The scientific content would fit on two pages. I've thrown it away.
This is a book containing a tremendous amount of biological information, mostly about the history of life, and it can teach you a lot of things that you didn't learn in high school biology -- in particular, about horizontal gene transfer and about the Archaea, one of the great domains of life whose existence was not suspected until quite recently. Yet this is all mixed up with the life of Carl Woese, the great scientist who recognized the Archaea but who otherwise was rather far removed from the mainstream -- and from all the other research covered in this book.
All of that results in a book that doesn't really lead anywhere.

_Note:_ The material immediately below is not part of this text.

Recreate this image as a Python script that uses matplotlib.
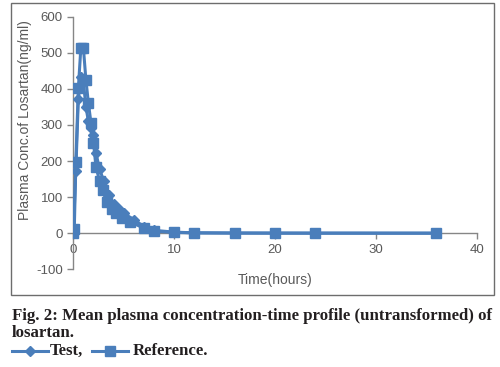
import matplotlib
matplotlib.use("Agg")
import matplotlib.pyplot as plt
from matplotlib.lines import Line2D
from matplotlib.patches import Rectangle

# mean plasma concentrations of losartan (ng/ml) vs time (hours)
t_test = [0, 0.25, 0.5, 0.75, 1.0, 1.25, 1.5, 1.75, 2.0, 2.25, 2.6, 3.0, 3.5,
          4.0, 4.5, 5.0, 6.0, 7.0, 8.0, 10, 12, 16, 20, 24, 36]
test = [0, 173, 372, 432, 420, 350, 310, 292, 272, 222, 178, 146, 105,
        80, 68, 55, 38, 18, 8, 3, 1, 0.5, 0.3, 0.2, 0.1]

t_ref = [0, 0.1, 0.25, 0.5, 0.75, 1.0, 1.25, 1.5, 1.75, 2.0, 2.25, 2.6, 2.9,
         3.3, 3.8, 4.2, 4.8, 5.6, 7.0, 8.0, 10, 12, 16, 20, 24, 36]
ref = [0, 12, 196, 402, 514, 514, 425, 360, 306, 251, 183, 146, 119,
       87, 68, 55, 41, 32, 14, 6, 2, 1, 0.5, 0.3, 0.2, 0.1]

xticks = [0, 10, 20, 30, 40]
yticks = [-100, 0, 100, 200, 300, 400, 500, 600]

blue = "#4a7ebb"
grey = "#868686"
txt = "#595959"

plt.rcParams["font.family"] = ["Liberation Sans", "DejaVu Sans"]
plt.rcParams["axes.unicode_minus"] = False

fig = plt.figure(figsize=(5.0, 3.67), dpi=100)
W, H = 500, 367

# chart frame
fig.patches.append(Rectangle((11 / W, 1 - 295 / H), 483 / W, 292 / H,
                             transform=fig.transFigure, fill=False,
                             edgecolor="#6d6d6d", lw=1.0))

ax = fig.add_axes([73.3 / W, 1 - 269.3 / H, 403.4 / W, 252.6 / H])
ax.plot(t_test, test, color=blue, lw=2.2, marker="D", ms=5.5,
        label="Test", zorder=3)
ax.plot(t_ref, ref, color=blue, lw=2.2, marker="s", ms=7.5,
        label="Reference", zorder=3)

ax.set_xlim(0, 40)
ax.set_ylim(-100, 600)
ax.set_xticks(xticks)
ax.set_yticks(yticks)
ax.spines["top"].set_visible(False)
ax.spines["right"].set_visible(False)
ax.spines["bottom"].set_position(("data", 0))
for s in ("left", "bottom"):
    ax.spines[s].set_color(grey)
    ax.spines[s].set_linewidth(1.0)
ax.tick_params(axis="both", colors=grey, labelcolor=txt, labelsize=9.5,
               length=4, width=1.0, direction="out")
ax.patch.set_alpha(0)

ax.set_xlabel("Time(hours)", fontsize=10, color=txt)
ax.xaxis.label.set_va("center")
ax.xaxis.set_label_coords(0.5, -0.042)
ax.set_ylabel("Plasma Conc.of Losartan(ng/ml)", fontsize=10, color=txt)
ax.yaxis.label.set_va("center")
ax.yaxis.set_label_coords(-0.12, 0.59)

# caption
cap = dict(family=["Liberation Serif", "DejaVu Serif"], weight="bold",
           fontsize=12.1, color="#231f20", va="center")
fig.text(12 / W, 1 - 316 / H,
         "Fig. 2: Mean plasma concentration-time profile (untransformed) of",
         **cap)
fig.text(12 / W, 1 - 333 / H, "losartan.", **cap)

ly = 1 - 351 / H
fig.lines.append(Line2D([12 / W, 48 / W], [ly, ly], transform=fig.transFigure,
                        color=blue, lw=2.2))
fig.lines.append(Line2D([30 / W], [ly], transform=fig.transFigure,
                        color=blue, marker="D", ms=5.5, lw=0))
fig.text(50 / W, ly, "Test,", **cap)
fig.lines.append(Line2D([92 / W, 128 / W], [ly, ly], transform=fig.transFigure,
                        color=blue, lw=2.2))
fig.lines.append(Line2D([110 / W], [ly], transform=fig.transFigure,
                        color=blue, marker="s", ms=7.5, lw=0))
fig.text(133 / W, ly, "Reference.", **cap)

fig.savefig("out.png", dpi=100)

For example, a big part of the theme of this book is that the "Tree of Life" -- the great branching organization that starts with some ancient life form and eventually splits into us and into giraffes and and tree frogs and amoebae and Clostridioides difficile bacteria -- isn't really a tree, because of horizontal gene transfer. If one bacterium can snitch a gene from another bacterium, or if we can "catch" a gene from a retrovirus, then our genetic lineage isn't really independent of that other lineage, right?
Granting that I am not a theoretical biologist, I don't think this follows. The essence of Neo-Darwinism is that evolution proceeds through natural (or sexual) selection based on genetic mutation -- new genes appearing in the genome.

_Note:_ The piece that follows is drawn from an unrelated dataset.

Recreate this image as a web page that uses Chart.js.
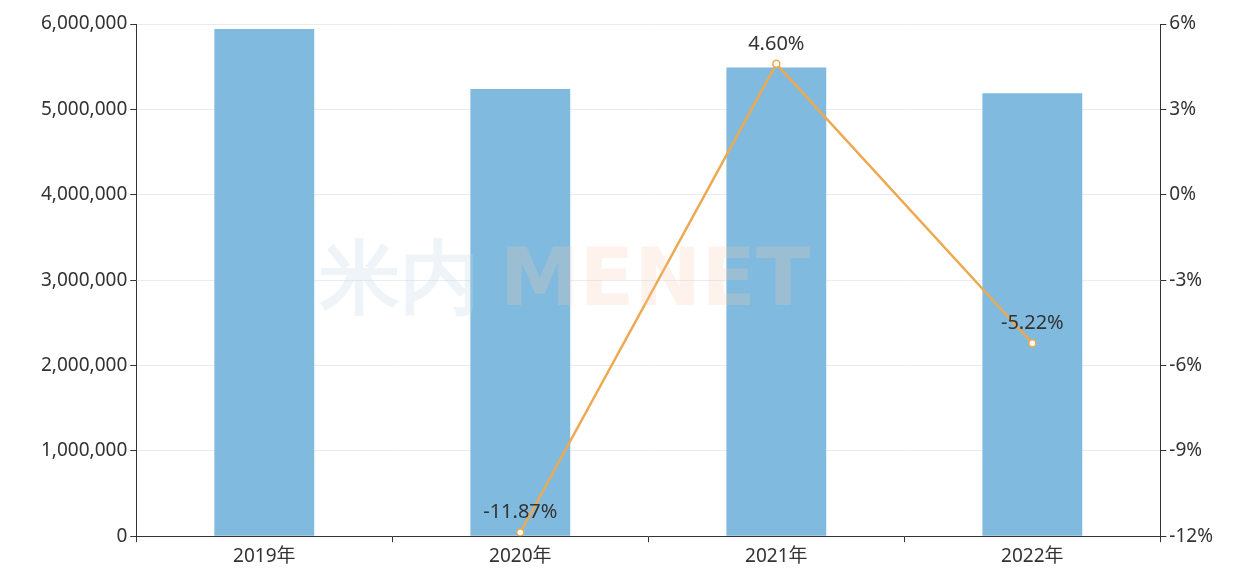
<!DOCTYPE html>
<html><head><meta charset="utf-8">
<script src="https://cdn.jsdelivr.net/npm/chart.js@4"></script>
<style>html,body{margin:0;padding:0;background:#fff}#w{width:1244px;height:586px}</style>
</head><body><div id="w"><canvas id="c"></canvas></div>
<script>
const categories=["2019年","2020年","2021年","2022年"];
const sales=[5940000,5240000,5490000,5190000];
const growth=[null,-11.87,4.60,-5.22];
const growthLabels=["","-11.87%","4.60%","-5.22%"];
const leftTicks=[0,1000000,2000000,3000000,4000000,5000000,6000000];
const rightTicks=[-12,-9,-6,-3,0,3,6];

const labelPlugin={id:'lbl',afterDatasetsDraw(ch){
  const ctx=ch.ctx;
  ctx.save();ctx.font='bold 80px "DejaVu Sans", sans-serif';ctx.textBaseline='middle';ctx.textAlign='left';
  ctx.fillStyle='rgba(190,210,230,0.25)';ctx.fillText('米内',320,284);
  ctx.fillStyle='rgba(250,200,170,0.22)';ctx.fillText('MENET',500,284);ctx.restore();
  const meta=ch.getDatasetMeta(1);
  ctx.save();ctx.font='20px "Noto Sans", sans-serif';ctx.fillStyle='#333';ctx.textAlign='center';ctx.textBaseline='bottom';
  meta.data.forEach((p,i)=>{if(growth[i]!==null)ctx.fillText(growthLabels[i],p.x,p.y-10);});
  ctx.restore();
}};
new Chart(document.getElementById('c'),{
  data:{labels:categories,datasets:[
    {type:'bar',data:sales,backgroundColor:'#80bbdf',barPercentage:0.78,categoryPercentage:0.5,yAxisID:'y',order:2},
    {type:'line',data:growth,borderColor:'#eea84f',borderWidth:2.5,pointRadius:3.5,pointBackgroundColor:'#fff',pointBorderColor:'#eea84f',pointBorderWidth:1.5,yAxisID:'y1',order:1,spanGaps:false}
  ]},
  options:{responsive:true,maintainAspectRatio:false,animation:false,
    layout:{padding:{top:24,right:28,left:38,bottom:15}},
    plugins:{legend:{display:false},tooltip:{enabled:false}},
    scales:{
      x:{offset:true,grid:{display:true,drawOnChartArea:false,offset:true,color:'#333',tickLength:6},border:{color:'#333'},
         ticks:{color:'#333',font:{size:19,family:'"Noto Sans","Noto Sans CJK SC",sans-serif'}}},
      y:{position:'left',min:0,max:6000000,afterBuildTicks:a=>{a.ticks=leftTicks.map(v=>({value:v}));},
         grid:{color:'#e8ecf0',tickLength:6,tickColor:'#333'},border:{color:'#333'},
         ticks:{color:'#333',font:{size:19,family:'"Noto Sans",sans-serif'},callback:v=>v.toLocaleString('en-US')}},
      y1:{position:'right',min:-12,max:6,afterBuildTicks:a=>{a.ticks=rightTicks.map(v=>({value:v}));},
         grid:{drawOnChartArea:false,tickLength:6,color:'#333'},border:{color:'#333'},
         ticks:{color:'#333',font:{size:19,family:'"Noto Sans",sans-serif'},callback:v=>v+'%'}}
    }},
  plugins:[labelPlugin]
});
</script></body></html>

And what, pray tell, is horizontal gene transfer except new genes appearing in the genome? From the standpoint of your cells, it doesn't matter if the new gene came in via transfer or via a radiation-caused mutation. It's just a new gene, and will be selected for or against just like any other new gene. Does this change the tree of life? Not really. If you transfer one or two new genes into me, I'll be a human with one or two new genes, not a chimpanzee or a sea slug. If I were to breed, I would have to breed with other humans or not at all. Does the tree of life have a lot of odd connections between branches? Sure, especially among the bacteria and archaea. But the general picture is still one of diffusion.
So what, exactly, does this book prove? I'm not sure. I'm glad I read it; there really is a tremendous amount of information here. But it doesn't lead to anything. What does horizontal gene transfer imply, apart from the fact that the tree of life is more complicated than we thought? Uh.... What does Carl Woese's life tell us, other than that being cranky all the time doesn't help your chances of having your greatness recognized? Uh.... In other words, what does all this stuff mean? Of course, science probably doesn't have the answers yet. But this book doesn't even give us a clue what questions we should be asking. The real lesson of modern biology is that evolution has no direction and no purpose -- it isn't "intended" to produce humans (or nematodes, or E. coli); it just works to suit whatever creatures are around to their environment. In its lack of a clear purpose, this book may teach us more about evolution than its author intended.
From the science perspective the most important part of this book for the lay reader (and this is popular history, not a textbook) is the discovery and implications of horizontal gene transfer or, more to the point, evolution via infection. The biggest implication being the realization that what look like discrete organisms making up species are at a basic level mobile ecologies; and there are still discoveries to be made that will probably render much of the science considered in this book obsolete.
As for the more negative reviews of this book I don't know what these readers were expecting; this is not a textbook and the usual reader of popular science expects to learn something about the people conducting the science. I also highly doubt that most readers are aware of the state of the science that Quammen is reporting on. I will agree that Quammen is a little too cute for his own good sometimes in his writing style.